The differences between landmarks and semilandmarks are real in the sense that they are different types of mathematical tools that were developed originally to quantify different aspects of biological form. You can use one type of tool to perform the function of the other (e.g., use landmarks to quantify boundary outline curves) in the same way that you can use a screwdriver to hammer a nail into a piece of wood. The question isn’t one of capability, but of appropriateness. In the same way that mechanical jobs get done more quickly, more easily, and with a better result when you use the proper tools in the proper way, morphometric analyses/proceed more quickly, and interpretations are arrived at more easily with less ambiguity, when you use the proper conceptual and mathematical tools. So don’t be afraid to use semilandmarks in your analyses. In many situation they will be your only realistic hope of obtaining results that are relevant to the biological problem you’re interested in. Even in those cases in which it is profitable to combine semilandmarks and landmarks in the same analysis a little creativity will usually lead to a form sampling solution that allows both types of data to participate in the analysis in ways that enhance and clarify, rather than obscure and complicate, the result.

REFERENCES

BOOKSTEIN, F. L. 1991. Morphometric tools for landmark data: geometry and biology. Cambridge University Press, Cambridge 435 pp.


BOOKSTEIN, F. L. 1997a. Landmark methods for forms without landmarks: Localizing group differences in outline shape. Medical Image Analysis, 1, 225–243.

BOOKSTEIN, F., L. 1997b. Shape and the information in medical images: a decade of the morphometric synthesis. Computer Vision and Image Understanding, 66, 97–118.

MACLEOD, N. 1999. Generalizing and extending the eigenshape method of shape visualization and analysis. Paleobiology, 25, 107–138.

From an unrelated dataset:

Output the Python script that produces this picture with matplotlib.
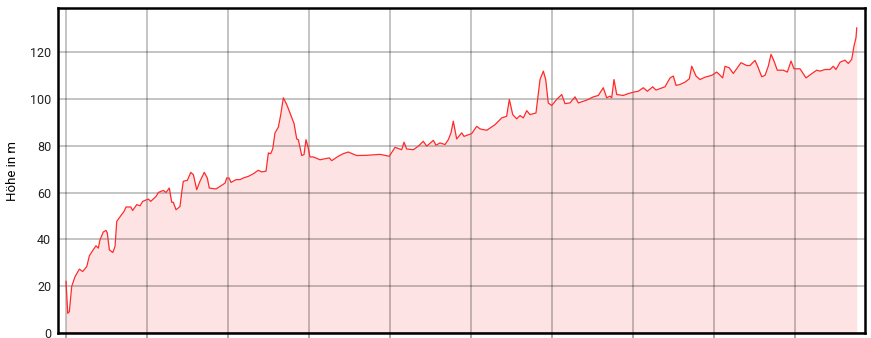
import numpy as np
import matplotlib
matplotlib.use('Agg')
import matplotlib.pyplot as plt

# distance along the route (km) and elevation (m)
dist_km = [0.000, 0.021, 0.041, 0.070, 0.111, 0.164, 0.206, 0.256, 0.288, 0.330,
           0.370, 0.399, 0.420, 0.460, 0.494, 0.510, 0.535, 0.577, 0.605, 0.626,
           0.675, 0.716, 0.741, 0.799, 0.823, 0.873, 0.914, 0.947, 1.016, 1.046,
           1.111, 1.140, 1.201, 1.235, 1.275, 1.305, 1.325, 1.358, 1.407, 1.428,
           1.448, 1.498, 1.540, 1.572, 1.614, 1.654, 1.707, 1.744, 1.769, 1.852,
           1.901, 1.963, 1.984, 2.012, 2.037, 2.099, 2.148, 2.189, 2.251, 2.312,
           2.374, 2.416, 2.469, 2.498, 2.527, 2.552, 2.580, 2.621, 2.651, 2.683,
           2.725, 2.765, 2.815, 2.848, 2.868, 2.910, 2.938, 2.963, 2.991, 3.012,
           3.053, 3.136, 3.251, 3.280, 3.362, 3.423, 3.485, 3.589, 3.712, 3.877,
           3.991, 4.062, 4.144, 4.173, 4.206, 4.288, 4.349, 4.411, 4.453, 4.535,
           4.568, 4.617, 4.679, 4.720, 4.753, 4.781, 4.823, 4.885, 4.914, 5.009,
           5.070, 5.111, 5.194, 5.296, 5.379, 5.440, 5.473, 5.515, 5.564, 5.605,
           5.646, 5.688, 5.728, 5.802, 5.852, 5.893, 5.922, 5.954, 5.996, 6.058,
           6.120, 6.160, 6.222, 6.284, 6.325, 6.428, 6.510, 6.572, 6.633, 6.675,
           6.716, 6.737, 6.765, 6.799, 6.880, 6.942, 7.004, 7.065, 7.127, 7.177,
           7.243, 7.284, 7.395, 7.457, 7.498, 7.531, 7.580, 7.642, 7.695, 7.725,
           7.778, 7.827, 7.889, 7.972, 8.033, 8.065, 8.107, 8.136, 8.189, 8.238,
           8.333, 8.404, 8.444, 8.506, 8.535, 8.589, 8.630, 8.670, 8.704, 8.741,
           8.781, 8.856, 8.905, 8.951, 8.988, 9.062, 9.136, 9.194, 9.268, 9.309,
           9.370, 9.432, 9.473, 9.506, 9.556, 9.617, 9.658, 9.700, 9.728, 9.753,
           9.762]
elev_m = [22.1, 8.4, 9.1, 19.9, 24.1, 27.3, 26.3, 28.4, 33.0, 35.3,
          37.3, 36.3, 39.9, 43.2, 43.9, 42.7, 35.6, 34.4, 37.0, 47.7,
          50.1, 52.0, 53.9, 53.9, 52.4, 54.9, 54.4, 56.3, 57.3, 56.3,
          58.4, 60.1, 61.0, 60.1, 62.0, 55.9, 55.9, 52.7, 54.1, 60.1,
          64.9, 65.3, 68.7, 67.7, 61.3, 64.9, 68.7, 66.3, 62.0, 61.6,
          62.7, 64.1, 66.3, 66.3, 64.4, 65.6, 65.6, 66.3, 67.0, 68.1,
          69.6, 68.9, 69.2, 77.0, 76.7, 78.7, 85.6, 88.0, 93.4, 100.6,
          97.7, 94.1, 89.6, 83.0, 82.7, 75.9, 76.3, 82.7, 79.1, 75.3,
          75.3, 74.1, 74.9, 73.7, 75.6, 76.7, 77.4, 75.9, 76.0, 76.4,
          75.6, 79.4, 78.4, 81.6, 78.7, 78.4, 79.9, 82.0, 79.9, 82.4,
          80.3, 81.3, 80.6, 82.7, 85.6, 90.6, 83.0, 85.6, 84.1, 85.3,
          88.4, 87.3, 86.7, 89.1, 92.0, 92.7, 99.9, 93.4, 91.6, 93.0,
          92.0, 95.1, 93.4, 94.1, 108.4, 112.0, 108.4, 98.4, 97.3, 99.9,
          102.0, 98.1, 98.4, 101.0, 98.4, 99.6, 101.0, 101.6, 104.9, 100.6,
          101.3, 100.6, 108.4, 102.0, 101.6, 102.4, 103.0, 103.4, 104.9, 103.4,
          105.3, 103.9, 105.3, 109.1, 109.9, 105.9, 106.3, 107.3, 108.7, 114.1,
          109.9, 108.4, 109.4, 110.2, 111.6, 110.6, 109.1, 114.1, 113.4, 111.0,
          115.6, 114.4, 114.4, 116.6, 114.4, 109.6, 110.2, 114.1, 119.2, 116.3,
          112.4, 112.4, 111.6, 116.3, 113.0, 113.0, 109.1, 110.6, 112.4, 112.0,
          112.7, 112.7, 114.1, 112.7, 115.8, 116.7, 115.3, 117.0, 122.7, 126.3,
          130.5]

y_ticks = [0, 20, 40, 60, 80, 100, 120]
x_ticks = list(range(10))

plt.rcParams['font.family'] = ['Roboto', 'DejaVu Sans']

fig = plt.figure(figsize=(8.71, 3.38), dpi=100)
ax = fig.add_axes([0.0666, 0.0148, 0.9265, 0.9615])

ax.fill_between(dist_km, elev_m, 0, color='#fde3e3', linewidth=0, zorder=1)
ax.plot(dist_km, elev_m, color='#ff2a2a', linewidth=0.9, zorder=3)

ax.set_xlim(-0.099, 9.864)
ax.set_ylim(0, 139)
ax.set_xticks(x_ticks)
ax.set_xticklabels([])
ax.set_yticks(y_ticks)
ax.grid(True, color='black', alpha=0.25, linewidth=1.3, zorder=2)
ax.set_axisbelow(False)

for s in ax.spines.values():
    s.set_linewidth(1.8)
    s.set_zorder(4)

ax.tick_params(axis='x', direction='out', length=4, width=1.2, color='#999999')
ax.tick_params(axis='y', length=0, labelsize=9, pad=5, labelcolor='#222222')
ax.set_ylabel('Höhe in m', fontsize=9.5, labelpad=8)

fig.savefig('out.png', dpi=100)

MACLEOD, N. 2002. Phylogenetic signals in morphometric data. In N. MacLeod and P. L. Forey (eds). Morphology, shape and phylogeny. Taylor & Francis, London, 100–138 pp.

MACLEOD, N. 2008. Size and shape coordinates. Palaeontological Association Newsletter, 69, 26–36.

MACLEOD, N. 2009a. Form & shape models. Palaeontological Association Newsletter, 72, 14–27.

MACLEOD, N. 2009b. Shape theory. Palaeontological Association Newsletter, 71, 34–47.

MACLEOD, N. 2010. Shape models II: the thin plate spline. Palaeontological Association Newsletter, 73, 24–39.

MACLEOD, N. 2012. Going round the bend II: extended eigenshape analysis. Palaeontological Association Newsletter, 81, 23–39.

NAYLOR, G. J. P. 1996. Can partial warps scores be used as cladistic characters? In L. F. Marcus, et al. (eds). Advances in morphometrics. Plenum Press, New York, 519–530 pp.

SLICE, D. E., BOOKSTEIN, F., L. and ROHLF, F. J. 2008. A Glossary for Geometric Morphometrics web site: http://life.bio.sunysb.edu/morph/.

ZELDITCH, M. L., SWIDERSKI, D. L., SHEETS, H. D. and FINK, W. L. 2004. Geometric morphometrics for biologists: a primer. Elsevier/Academic Press, Amsterdam 443 pp.